• Given problem:
Copy every line in the records below that contains the word "code".
____ Provided data
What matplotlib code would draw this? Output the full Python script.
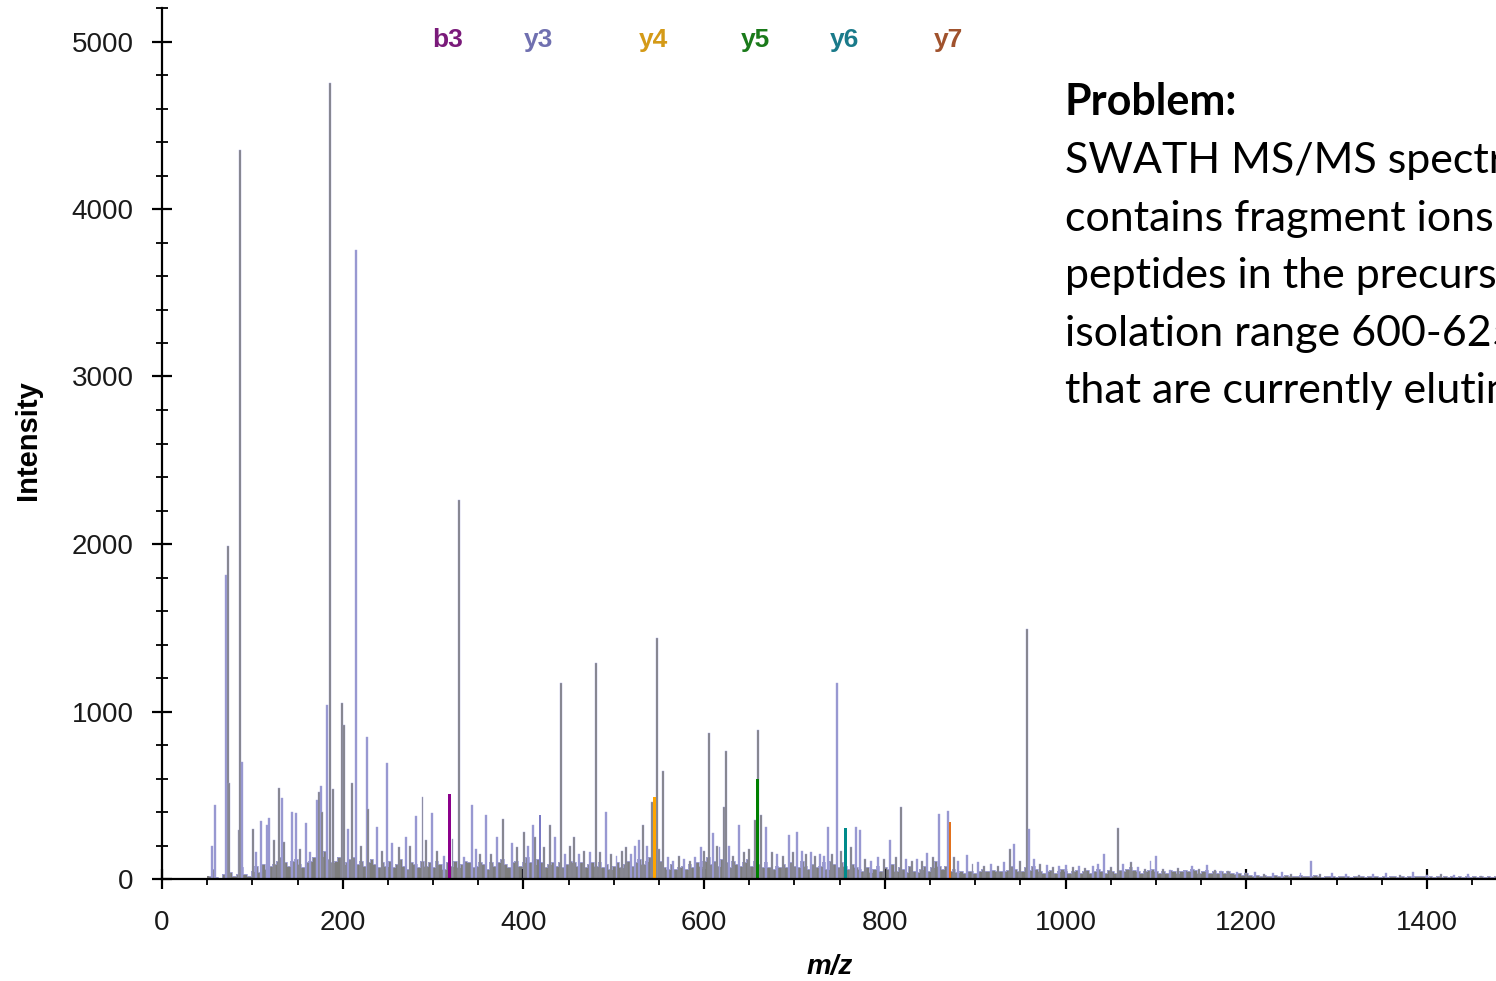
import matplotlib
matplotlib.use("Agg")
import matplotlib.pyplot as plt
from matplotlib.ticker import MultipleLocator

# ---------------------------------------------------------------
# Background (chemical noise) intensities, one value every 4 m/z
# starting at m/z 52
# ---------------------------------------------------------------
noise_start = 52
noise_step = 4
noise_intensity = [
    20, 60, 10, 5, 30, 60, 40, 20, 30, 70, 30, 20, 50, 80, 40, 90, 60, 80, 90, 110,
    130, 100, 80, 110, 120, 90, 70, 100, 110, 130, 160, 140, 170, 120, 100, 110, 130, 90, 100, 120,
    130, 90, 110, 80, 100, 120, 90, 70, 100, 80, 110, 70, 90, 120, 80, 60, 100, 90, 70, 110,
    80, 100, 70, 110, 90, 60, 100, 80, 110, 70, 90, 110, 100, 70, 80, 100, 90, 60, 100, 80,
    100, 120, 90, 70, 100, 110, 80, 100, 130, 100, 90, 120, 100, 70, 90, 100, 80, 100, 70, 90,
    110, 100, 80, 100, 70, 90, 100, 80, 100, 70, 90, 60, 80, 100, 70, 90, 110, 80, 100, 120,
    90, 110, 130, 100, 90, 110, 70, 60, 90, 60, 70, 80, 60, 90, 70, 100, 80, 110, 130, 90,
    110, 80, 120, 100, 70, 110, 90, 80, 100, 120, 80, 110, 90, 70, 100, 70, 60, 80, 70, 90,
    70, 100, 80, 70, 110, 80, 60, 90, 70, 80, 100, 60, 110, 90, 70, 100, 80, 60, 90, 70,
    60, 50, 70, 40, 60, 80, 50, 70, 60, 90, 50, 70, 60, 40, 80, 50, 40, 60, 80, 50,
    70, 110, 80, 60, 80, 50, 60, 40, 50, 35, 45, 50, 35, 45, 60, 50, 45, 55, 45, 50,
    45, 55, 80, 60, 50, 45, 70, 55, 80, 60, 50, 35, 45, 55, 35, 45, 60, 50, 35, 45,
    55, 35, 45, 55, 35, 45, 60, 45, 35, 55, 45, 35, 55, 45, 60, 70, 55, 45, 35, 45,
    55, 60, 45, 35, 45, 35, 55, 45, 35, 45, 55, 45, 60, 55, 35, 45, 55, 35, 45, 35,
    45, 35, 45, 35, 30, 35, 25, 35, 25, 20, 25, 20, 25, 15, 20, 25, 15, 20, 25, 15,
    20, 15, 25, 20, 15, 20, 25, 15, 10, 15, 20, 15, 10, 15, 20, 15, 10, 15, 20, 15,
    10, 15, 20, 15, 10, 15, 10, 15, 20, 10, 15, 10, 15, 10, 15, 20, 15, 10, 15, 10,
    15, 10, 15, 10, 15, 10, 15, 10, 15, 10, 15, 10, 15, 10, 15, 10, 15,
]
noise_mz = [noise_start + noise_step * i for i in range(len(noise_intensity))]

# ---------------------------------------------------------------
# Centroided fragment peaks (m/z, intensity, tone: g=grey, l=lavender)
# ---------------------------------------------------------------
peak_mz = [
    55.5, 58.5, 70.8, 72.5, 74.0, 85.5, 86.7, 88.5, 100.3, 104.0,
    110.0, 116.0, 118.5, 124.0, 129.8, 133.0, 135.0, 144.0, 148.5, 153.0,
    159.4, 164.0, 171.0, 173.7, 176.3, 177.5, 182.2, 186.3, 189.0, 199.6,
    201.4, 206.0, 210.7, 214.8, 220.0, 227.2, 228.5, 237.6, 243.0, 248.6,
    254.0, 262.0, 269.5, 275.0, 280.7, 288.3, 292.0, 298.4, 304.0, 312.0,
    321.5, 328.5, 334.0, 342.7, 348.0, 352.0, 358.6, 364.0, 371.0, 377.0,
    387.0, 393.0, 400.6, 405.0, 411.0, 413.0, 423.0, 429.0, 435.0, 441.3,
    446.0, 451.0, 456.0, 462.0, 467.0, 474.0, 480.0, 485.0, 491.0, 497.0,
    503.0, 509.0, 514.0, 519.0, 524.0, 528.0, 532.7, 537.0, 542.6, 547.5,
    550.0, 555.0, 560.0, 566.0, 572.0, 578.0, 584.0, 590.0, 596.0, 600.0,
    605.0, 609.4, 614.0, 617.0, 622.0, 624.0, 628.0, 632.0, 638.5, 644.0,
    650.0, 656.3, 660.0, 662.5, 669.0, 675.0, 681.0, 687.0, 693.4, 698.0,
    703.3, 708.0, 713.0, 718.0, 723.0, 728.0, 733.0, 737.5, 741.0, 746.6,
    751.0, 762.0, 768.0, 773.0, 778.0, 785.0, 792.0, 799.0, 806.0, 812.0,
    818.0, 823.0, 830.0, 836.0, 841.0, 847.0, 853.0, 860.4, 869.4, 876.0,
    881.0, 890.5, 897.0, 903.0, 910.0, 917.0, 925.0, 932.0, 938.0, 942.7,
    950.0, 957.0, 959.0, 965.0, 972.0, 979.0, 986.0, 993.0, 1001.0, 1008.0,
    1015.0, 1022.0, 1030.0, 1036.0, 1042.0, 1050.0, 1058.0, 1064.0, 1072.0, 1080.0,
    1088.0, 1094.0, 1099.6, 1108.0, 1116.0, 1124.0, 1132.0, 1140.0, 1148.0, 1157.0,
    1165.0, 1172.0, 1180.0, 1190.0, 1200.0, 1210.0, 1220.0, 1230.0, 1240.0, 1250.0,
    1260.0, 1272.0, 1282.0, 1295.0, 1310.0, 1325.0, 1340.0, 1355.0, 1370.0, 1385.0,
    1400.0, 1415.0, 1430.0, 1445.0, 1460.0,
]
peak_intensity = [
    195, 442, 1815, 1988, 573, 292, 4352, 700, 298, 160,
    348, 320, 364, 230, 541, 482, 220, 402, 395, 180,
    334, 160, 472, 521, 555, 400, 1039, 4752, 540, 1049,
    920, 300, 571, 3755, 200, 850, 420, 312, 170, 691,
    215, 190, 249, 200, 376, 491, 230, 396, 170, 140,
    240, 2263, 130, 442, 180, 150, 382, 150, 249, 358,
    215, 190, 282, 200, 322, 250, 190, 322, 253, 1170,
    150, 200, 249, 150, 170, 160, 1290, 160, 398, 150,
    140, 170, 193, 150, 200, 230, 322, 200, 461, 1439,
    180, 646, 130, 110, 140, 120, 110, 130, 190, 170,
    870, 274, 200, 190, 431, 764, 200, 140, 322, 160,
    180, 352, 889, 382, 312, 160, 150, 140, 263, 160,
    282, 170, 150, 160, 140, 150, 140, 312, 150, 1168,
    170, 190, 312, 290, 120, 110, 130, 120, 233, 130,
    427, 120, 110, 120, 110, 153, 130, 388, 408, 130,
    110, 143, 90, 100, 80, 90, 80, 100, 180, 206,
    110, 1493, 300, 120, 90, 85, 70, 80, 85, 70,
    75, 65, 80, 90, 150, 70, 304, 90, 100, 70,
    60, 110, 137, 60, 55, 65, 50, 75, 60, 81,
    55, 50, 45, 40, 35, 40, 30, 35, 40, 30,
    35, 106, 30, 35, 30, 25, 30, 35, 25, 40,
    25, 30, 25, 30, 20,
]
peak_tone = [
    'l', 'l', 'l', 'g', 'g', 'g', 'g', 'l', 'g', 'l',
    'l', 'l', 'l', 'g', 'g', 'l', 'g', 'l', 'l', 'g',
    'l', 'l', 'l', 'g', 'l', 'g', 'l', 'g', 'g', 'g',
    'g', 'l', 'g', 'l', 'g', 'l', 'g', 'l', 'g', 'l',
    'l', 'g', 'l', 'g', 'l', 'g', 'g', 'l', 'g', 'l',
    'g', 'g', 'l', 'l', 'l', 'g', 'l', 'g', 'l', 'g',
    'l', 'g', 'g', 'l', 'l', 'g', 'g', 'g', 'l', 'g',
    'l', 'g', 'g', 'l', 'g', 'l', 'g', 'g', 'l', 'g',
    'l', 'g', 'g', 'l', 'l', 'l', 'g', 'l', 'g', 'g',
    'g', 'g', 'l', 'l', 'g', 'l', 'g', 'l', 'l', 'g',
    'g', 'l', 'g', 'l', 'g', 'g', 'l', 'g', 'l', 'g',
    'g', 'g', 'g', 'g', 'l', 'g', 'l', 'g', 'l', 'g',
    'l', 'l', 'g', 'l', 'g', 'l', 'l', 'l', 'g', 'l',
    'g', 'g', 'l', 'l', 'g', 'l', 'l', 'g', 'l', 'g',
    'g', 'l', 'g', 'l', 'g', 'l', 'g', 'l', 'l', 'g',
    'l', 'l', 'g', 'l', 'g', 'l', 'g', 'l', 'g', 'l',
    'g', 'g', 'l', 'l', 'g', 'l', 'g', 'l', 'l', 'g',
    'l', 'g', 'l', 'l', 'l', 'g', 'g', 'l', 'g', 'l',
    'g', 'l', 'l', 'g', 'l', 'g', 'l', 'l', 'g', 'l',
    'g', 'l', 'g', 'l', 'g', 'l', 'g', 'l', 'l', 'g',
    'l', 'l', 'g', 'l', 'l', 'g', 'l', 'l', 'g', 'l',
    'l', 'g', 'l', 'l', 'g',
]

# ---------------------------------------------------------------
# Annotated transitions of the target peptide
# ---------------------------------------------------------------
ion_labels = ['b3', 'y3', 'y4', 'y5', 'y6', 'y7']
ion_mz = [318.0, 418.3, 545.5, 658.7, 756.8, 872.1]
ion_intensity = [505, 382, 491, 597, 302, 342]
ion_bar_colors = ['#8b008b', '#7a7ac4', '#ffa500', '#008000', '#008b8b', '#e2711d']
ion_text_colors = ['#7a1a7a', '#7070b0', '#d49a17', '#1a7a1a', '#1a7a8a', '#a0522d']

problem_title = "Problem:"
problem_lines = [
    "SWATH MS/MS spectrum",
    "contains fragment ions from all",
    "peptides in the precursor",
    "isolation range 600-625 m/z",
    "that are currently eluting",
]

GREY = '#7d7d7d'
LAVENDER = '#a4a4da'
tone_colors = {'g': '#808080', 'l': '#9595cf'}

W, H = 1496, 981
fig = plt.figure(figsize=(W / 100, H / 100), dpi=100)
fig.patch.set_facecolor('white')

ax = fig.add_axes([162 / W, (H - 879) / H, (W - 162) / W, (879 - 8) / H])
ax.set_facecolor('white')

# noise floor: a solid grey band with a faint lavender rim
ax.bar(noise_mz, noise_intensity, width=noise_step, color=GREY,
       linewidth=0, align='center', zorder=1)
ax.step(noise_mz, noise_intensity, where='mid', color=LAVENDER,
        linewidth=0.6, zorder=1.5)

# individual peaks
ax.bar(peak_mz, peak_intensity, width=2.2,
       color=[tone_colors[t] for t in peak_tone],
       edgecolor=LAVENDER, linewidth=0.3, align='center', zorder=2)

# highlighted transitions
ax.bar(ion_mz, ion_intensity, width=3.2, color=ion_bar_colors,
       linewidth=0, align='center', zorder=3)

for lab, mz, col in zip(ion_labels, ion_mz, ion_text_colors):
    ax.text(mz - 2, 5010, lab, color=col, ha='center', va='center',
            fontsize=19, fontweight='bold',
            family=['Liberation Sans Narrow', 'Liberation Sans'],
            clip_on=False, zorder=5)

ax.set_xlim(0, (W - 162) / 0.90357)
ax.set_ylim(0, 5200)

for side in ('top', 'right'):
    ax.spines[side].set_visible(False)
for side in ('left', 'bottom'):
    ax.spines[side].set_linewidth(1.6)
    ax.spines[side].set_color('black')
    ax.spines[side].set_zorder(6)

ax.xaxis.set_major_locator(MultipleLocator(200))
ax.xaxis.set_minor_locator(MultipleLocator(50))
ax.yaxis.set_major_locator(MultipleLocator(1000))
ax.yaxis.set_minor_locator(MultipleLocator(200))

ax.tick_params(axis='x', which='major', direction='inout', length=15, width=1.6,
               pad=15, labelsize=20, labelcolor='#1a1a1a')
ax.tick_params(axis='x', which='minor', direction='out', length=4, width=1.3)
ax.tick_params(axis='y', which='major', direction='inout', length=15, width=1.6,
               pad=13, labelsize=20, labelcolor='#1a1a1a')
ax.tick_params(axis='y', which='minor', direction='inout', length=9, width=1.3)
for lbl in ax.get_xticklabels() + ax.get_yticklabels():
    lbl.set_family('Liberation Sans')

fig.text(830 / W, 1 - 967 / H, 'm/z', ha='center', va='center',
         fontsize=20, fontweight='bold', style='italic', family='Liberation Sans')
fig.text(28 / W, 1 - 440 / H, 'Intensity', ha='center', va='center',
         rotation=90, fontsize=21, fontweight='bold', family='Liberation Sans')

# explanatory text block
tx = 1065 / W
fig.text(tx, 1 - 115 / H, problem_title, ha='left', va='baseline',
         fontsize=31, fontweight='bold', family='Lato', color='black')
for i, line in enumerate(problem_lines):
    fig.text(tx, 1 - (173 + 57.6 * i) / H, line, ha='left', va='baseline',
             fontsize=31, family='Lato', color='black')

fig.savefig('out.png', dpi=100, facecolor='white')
________
____ Provided data
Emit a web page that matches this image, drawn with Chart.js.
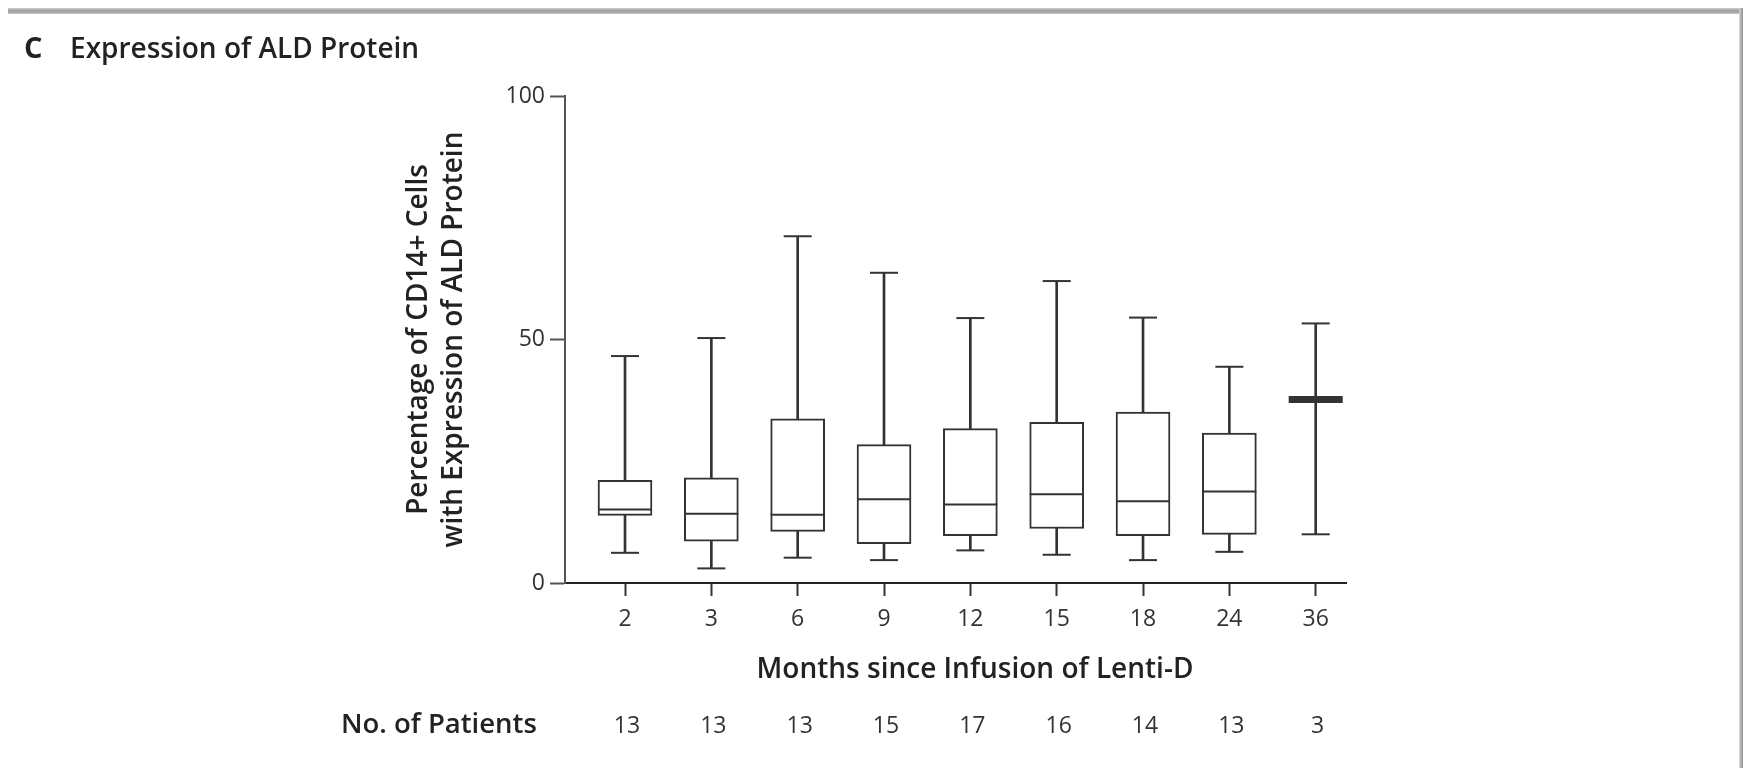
________
____ Provided data
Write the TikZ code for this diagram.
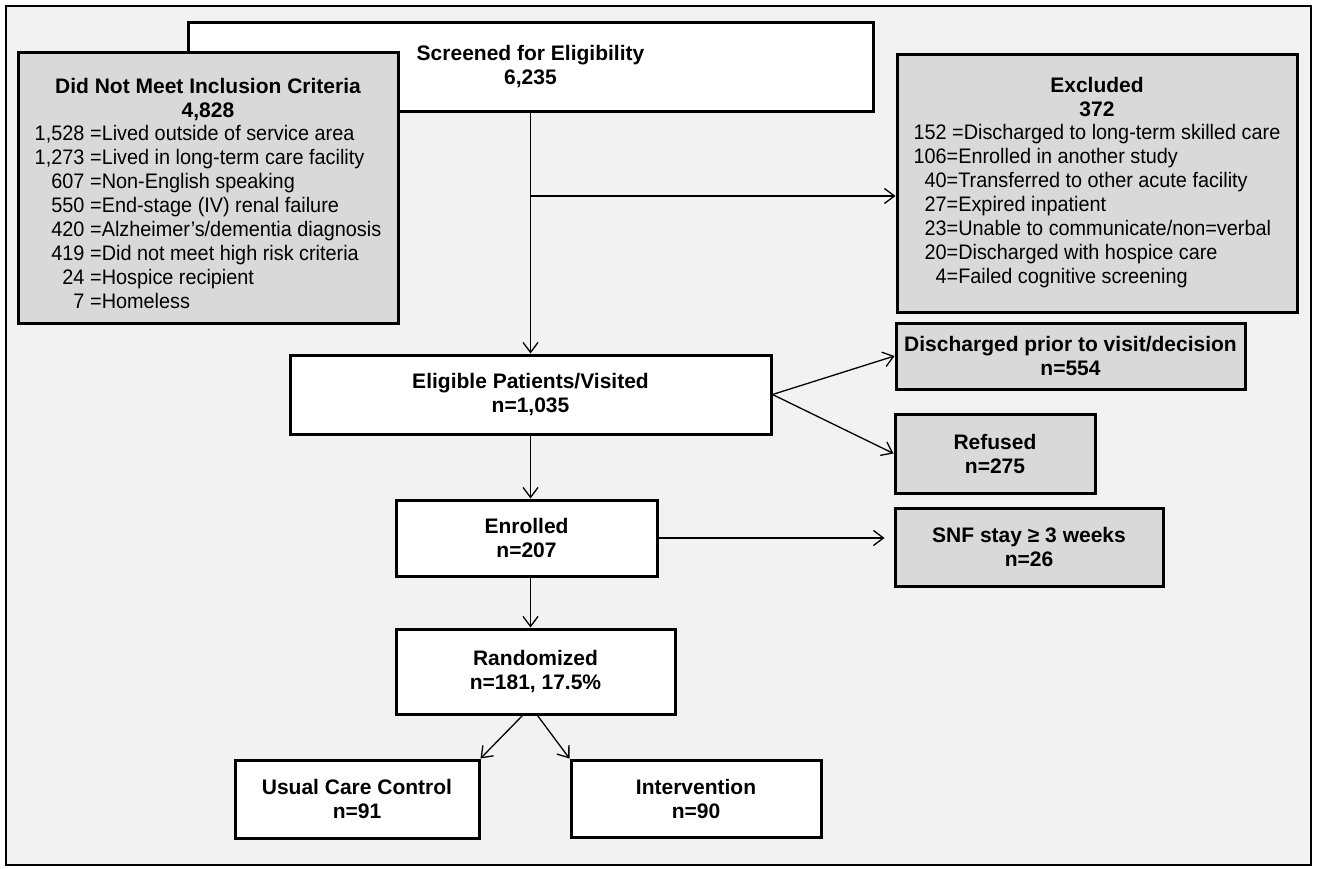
________
• Written answer:
What matplotlib code would draw this? Output the full Python script.
Write the TikZ code for this diagram.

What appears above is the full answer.